Artist Statement

My work is driven by an effort to see beneath surfaces—to move past appearances and toward the underlying structures that shape form, movement, and experience. I am interested in what exists before we name it: the relationships, tensions, and fields that organize matter, space, and life itself.

Rather than merely depicting nature, I respond to its internal logic. I observe how elements gather, disperse, and re-form—how seemingly unrelated parts are held together by latent forces. These same organizing principles are visible in human behavior: the way people move through cities, cluster, separate, pause, and redirect. I think of this as human flow—patterns of movement shaped not by conscious design, but by invisible systems that guide bodies through shared space.

This way of seeing is shaped by sustained, close observation of natural systems, particularly the branching structures I study daily in the tree canopy outside my window. I analyze how forms divide, overlap, cluster, and create balance through uneven distribution—how spacing, density, and direction are resolved through quiet, precise relationships. Rather than imitating nature’s appearance, I translate these observations into abstract compositions that reflect how structures organize themselves within unseen fields.

These systems are not static; they are dynamic and emergent. What we experience as a fixed environment is, in reality, a field of constant activity—an arena where multiple systems operate simultaneously. In my work, what appears solid is always influenced by what remains unseen, just as human movement is shaped by forces we rarely acknowledge yet continuously respond to.

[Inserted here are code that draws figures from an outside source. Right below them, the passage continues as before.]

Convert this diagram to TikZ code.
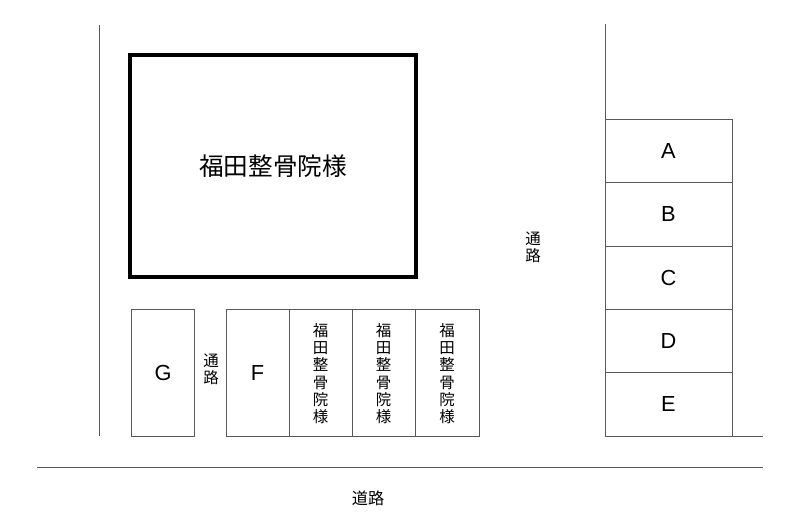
\documentclass[tikz,border=0pt]{standalone}
\usepackage{fontspec}
\setmainfont{Liberation Sans}
\newfontfamily\jpfont{Noto Sans CJK JP}
\usepackage{tikz}

\tikzset{
  lotline/.style={draw=black!65,line width=0.7pt},
  houseline/.style={draw=black,line width=2.8pt},
  lettertext/.style={font=\fontsize{15.5}{18}\selectfont},
  tatetext/.style={align=center,inner sep=0pt,font=\jpfont\fontsize{11}{12.3}\selectfont},
  jptext/.style={inner sep=0pt,font=\jpfont\fontsize{11.5}{13}\selectfont}
}

\begin{document}
\begin{tikzpicture}[x=0.025cm,y=-0.025cm]
        \useasboundingbox (0,0) rectangle (800,531);
        % site boundary lines
        \draw[lotline] (99,25) -- (99,436);
        \draw[lotline] (605,24) -- (605,436) -- (763,436);
        \draw[lotline] (37,467) -- (763,467);
        % main building
        \draw[houseline] (130,55) rectangle (416,277);
        \node[inner sep=0pt,font=\jpfont\fontsize{17.5}{20}\selectfont] (house) at (273,166) {福田整骨院様};
        % parking lots, right column
        \draw[lotline] (605,119) rectangle (732,436);
        \foreach \y in {182,246,309,372}
            \draw[lotline] (605,\y) -- (732,\y);
        \node[lettertext] (lotA) at (668.5,151) {A};
        \node[lettertext] (lotB) at (668.5,214) {B};
        \node[lettertext] (lotC) at (668.5,277.5) {C};
        \node[lettertext] (lotD) at (668.5,341) {D};
        \node[lettertext] (lotE) at (668.5,404) {E};
        % parking lots, bottom row
        \draw[lotline] (131,309) rectangle (194,436);
        \draw[lotline] (226,309) rectangle (479,436);
        \foreach \x in {289,352,415}
            \draw[lotline] (\x,309) -- (\x,436);
        \node[lettertext] (lotG) at (163,373) {G};
        \node[lettertext] (lotF) at (257.5,373) {F};
        \node[tatetext] (lotH1) at (320.5,373.5) {福\\田\\整\\骨\\院\\様};
        \node[tatetext] (lotH2) at (383.5,373.5) {福\\田\\整\\骨\\院\\様};
        \node[tatetext] (lotH3) at (447,373.5) {福\\田\\整\\骨\\院\\様};
        % passages and road
        \node[tatetext] (pathL) at (211,369) {通\\路};
        \node[tatetext] (pathR) at (533,247) {通\\路};
        \node[jptext] (road) at (368,498) {道路};
    \end{tikzpicture}
\end{document}
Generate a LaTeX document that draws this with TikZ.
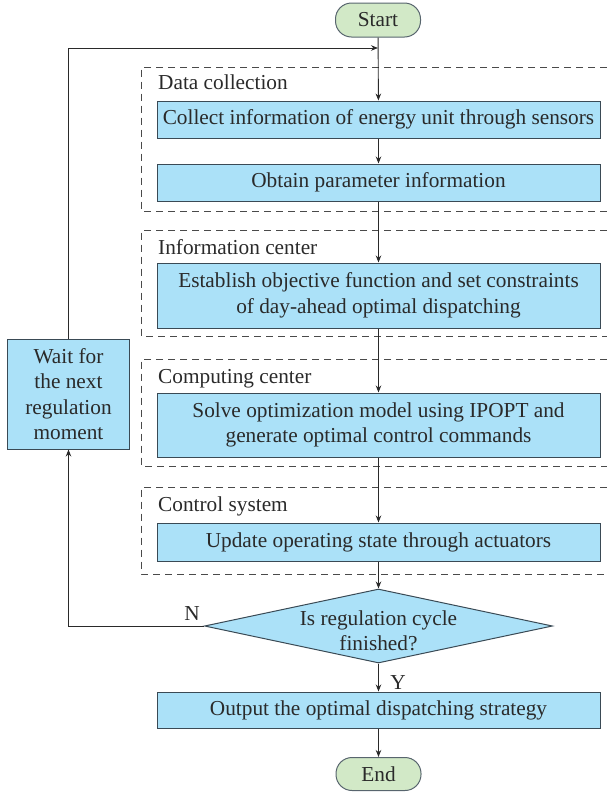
\documentclass[tikz,border=0pt]{standalone}
\usepackage{fontspec}
\setmainfont{Liberation Serif}
\usetikzlibrary{shapes.geometric,arrows.meta}
\definecolor{boxfill}{HTML}{ABE1F8}
\definecolor{termfill}{HTML}{D2E9C7}
\definecolor{edgecol}{HTML}{3A4A55}
\definecolor{txtcol}{HTML}{2A2A2A}
\definecolor{dashcol}{HTML}{4A4A4A}
\begin{document}
\begin{tikzpicture}[x=1pt,y=-1pt,
  font=\fontsize{21.3}{25.5}\selectfont, text=txtcol,
  procbox/.style={draw=edgecol, line width=1pt, fill=boxfill, minimum width=443pt, inner sep=0pt, align=center},
  term/.style={draw=edgecol!85, line width=1pt, fill=termfill, rounded corners=16pt, minimum width=85pt, minimum height=34pt, inner sep=0pt},
  flow/.style={draw=txtcol, line width=0.9pt, -{Stealth[length=7pt,width=5.5pt]}},
  group/.style={draw=dashcol, line width=1pt, dash pattern=on 7pt off 5pt},
  grouplabel/.style={anchor=base west, inner sep=0pt},
  flowlabel/.style={inner sep=0pt}]
\useasboundingbox (0,0) rectangle (607,793);

% group frames
\draw[group] (607,67) -- (141.5,67) -- (141.5,211) -- (607,211);
\draw[group] (607,230) -- (141.5,230) -- (141.5,336) -- (607,336);
\draw[group] (607,359) -- (141.5,359) -- (141.5,466) -- (607,466);
\draw[group] (607,487) -- (141.5,487) -- (141.5,574) -- (607,574);

\node[grouplabel] (g1) at (158,89) {Data collection};
\node[grouplabel] (g2) at (158,254) {Information center};
\node[grouplabel] (g3) at (158,383) {Computing center};
\node[grouplabel] (g4) at (158,511) {Control system};

% nodes
\node[term] (start) at (378,20) {Start};
\node[procbox, minimum height=37pt] (n1) at (378.5,119.5) {Collect information of energy unit through sensors};
\node[procbox, minimum height=37pt] (n2) at (378.5,182.5) {Obtain parameter information};
\node[procbox, minimum height=65pt] (n3) at (378.5,295.5) {Establish objective function and set constraints\\of day-ahead optimal dispatching};
\node[procbox, minimum height=64pt] (n4) at (378.5,425) {Solve optimization model using IPOPT and\\generate optimal control commands};
\node[procbox, minimum height=38pt] (n5) at (378.5,542) {Update operating state through actuators};
\node[draw=edgecol, line width=1pt, fill=boxfill, diamond, minimum width=348pt, minimum height=74pt, inner sep=0pt] (dia) at (378.5,626) {};
\node[align=center, inner sep=0pt] (diatext) at (378.5,631) {Is regulation cycle\\finished?};
\node[procbox, minimum height=36pt] (out) at (378.5,710) {Output the optimal dispatching strategy};
\node[term, minimum height=33pt] (end) at (378.5,774) {End};
\node[draw=edgecol, line width=1pt, fill=boxfill, minimum width=122pt, minimum height=110pt, inner sep=0pt, align=center] (wait) at (68.5,394) {Wait for\\the next\\regulation\\moment};

\coordinate (join) at (378,48);

% connectors
\draw[flow] (start) -- (n1);
\draw[flow] (n1) -- (n2);
\draw[flow] (n2) -- (n3);
\draw[flow] (n3) -- (n4);
\draw[flow] (n4) -- (n5);
\draw[flow] (n5) -- (dia);
\draw[flow] (dia) -- (out);
\draw[flow] (out) -- (end);
\draw[flow] (dia.west) -| (wait.south);
\draw[flow] (wait.north) |- (join);

\node[flowlabel] (nlab) at (192,614) {N};
\node[flowlabel] (ylab) at (398,683) {Y};
\end{tikzpicture}
\end{document}
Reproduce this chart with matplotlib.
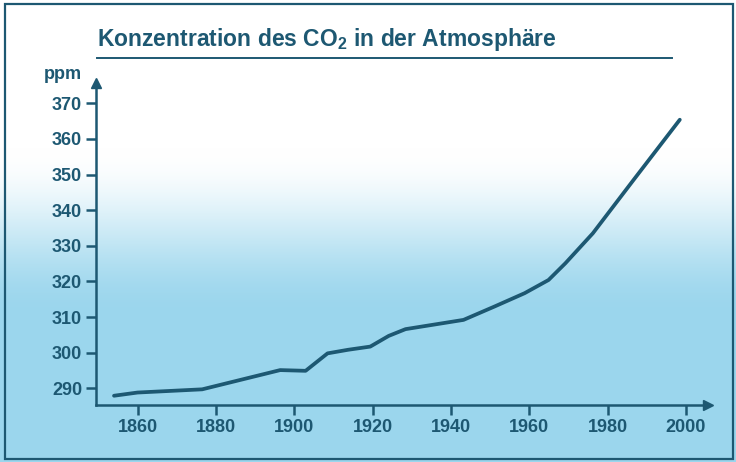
import matplotlib
matplotlib.use("Agg")
import matplotlib.pyplot as plt
import numpy as np
from matplotlib.lines import Line2D
from matplotlib.patches import Rectangle

# data
years = [1854, 1860, 1876.5, 1896.4, 1902.9, 1908.5, 1913.7, 1919.4, 1924.1, 1928.4,
         1943.2, 1951.0, 1958.8, 1964.9, 1969.2, 1976.2, 1986.6, 1998.4]
ppm = [287.9, 288.8, 289.7, 295.1, 294.9, 299.8, 300.8, 301.7, 304.7, 306.6,
       309.2, 312.9, 316.7, 320.4, 325.1, 333.5, 348.5, 365.4]
x_ticks = [1860, 1880, 1900, 1920, 1940, 1960, 1980, 2000]
y_ticks = [290, 300, 310, 320, 330, 340, 350, 360, 370]
title = r"Konzentration des CO$_\mathbf{2}$ in der Atmosphäre"
y_label = "ppm"

teal = "#1d5872"
fonts = ["Liberation Sans", "DejaVu Sans"]
plt.rcParams["mathtext.fontset"] = "custom"
plt.rcParams["mathtext.rm"] = "Liberation Sans"
plt.rcParams["mathtext.bf"] = "Liberation Sans:bold"

fig = plt.figure(figsize=(7.36, 4.62), dpi=100)

# background: white on top fading to light blue
bg = fig.add_axes([0, 0, 1, 1])
rows = np.linspace(0, 1, 462)
t = np.clip((rows - 0.32) / 0.36, 0, 1)
t = t * t * (3 - 2 * t)
top = np.array([1.0, 1.0, 1.0])
bottom = np.array([0.61, 0.84, 0.93])
grad = top[None, :] * (1 - t[:, None]) + bottom[None, :] * t[:, None]
grad = np.repeat(grad[:, None, :], 2, axis=1)
bg.imshow(grad, aspect="auto", extent=[0, 1, 0, 1], origin="upper")
bg.set_xlim(0, 1)
bg.set_ylim(0, 1)
bg.axis("off")

# frame and title rule
bg.add_patch(Rectangle((5 / 736, 3 / 462), 728 / 736, 455 / 462, fill=False,
                       edgecolor=teal, linewidth=1.6))
bg.add_line(Line2D([97 / 736, 672 / 736], [1 - 58 / 462, 1 - 58 / 462],
                   color=teal, linewidth=1.4))
fig.text(97 / 736, 1 - 46 / 462, title, family=fonts, fontsize=16.5, fontweight="bold",
         color=teal, ha="left", va="baseline")

ax = fig.add_axes([96 / 736, 1 - 405 / 462, 612 / 736, (405 - 82.7) / 462])
ax.patch.set_alpha(0)
ax.plot(years, ppm, color=teal, linewidth=2.7, solid_capstyle="round",
        solid_joinstyle="round")
ax.set_xlim(1849.4, 2005.6)
ax.set_ylim(285.3, 375.8)
ax.set_xticks(x_ticks)
ax.set_yticks(y_ticks)
ax.set_xticklabels([str(v) for v in x_ticks])
ax.set_yticklabels([str(v) for v in y_ticks])
for s in ["top", "right"]:
    ax.spines[s].set_visible(False)
for s in ["left", "bottom"]:
    ax.spines[s].set_color(teal)
    ax.spines[s].set_linewidth(1.8)
ax.tick_params(axis="both", colors=teal, width=1.8, length=7, direction="out")
for lab in ax.get_xticklabels() + ax.get_yticklabels():
    lab.set_family(fonts)
    lab.set_fontweight("bold")
    lab.set_fontsize(13)
    lab.set_color(teal)
ax.tick_params(axis="x", pad=3)
ax.tick_params(axis="y", pad=3)

# arrow heads at the axis ends
ax.plot(1, 0, marker=">", color=teal, markersize=7, transform=ax.transAxes, clip_on=False)
ax.plot(0, 1, marker="^", color=teal, markersize=7, transform=ax.transAxes, clip_on=False)
fig.text(82 / 736, 1 - 79 / 462, y_label, family=fonts, fontsize=13, fontweight="bold",
         color=teal, ha="right", va="baseline")

fig.savefig("out.png", dpi=100)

My practice is intuitive yet highly deliberate. I work through a process of looking, dismantling, and reconfiguring—searching for a point of balance between disruption and flow. I am less concerned with representation than with resonance; I want the work to be felt before it is understood, allowing viewers to sense structure and depth without needing a roadmap.

Across painting and glass, my work reflects a sustained inquiry into what lies beneath visual surfaces and assumed boundaries. This journey to the core is not about arriving at a final answer, but about sharpening perception: learning how to see more by removing the distraction of the obvious.

Ultimately, I invite viewers to pause and reconsider the spaces they inhabit—both internal and external—and to recognize that the forces shaping us most profoundly are often invisible, yet deeply present.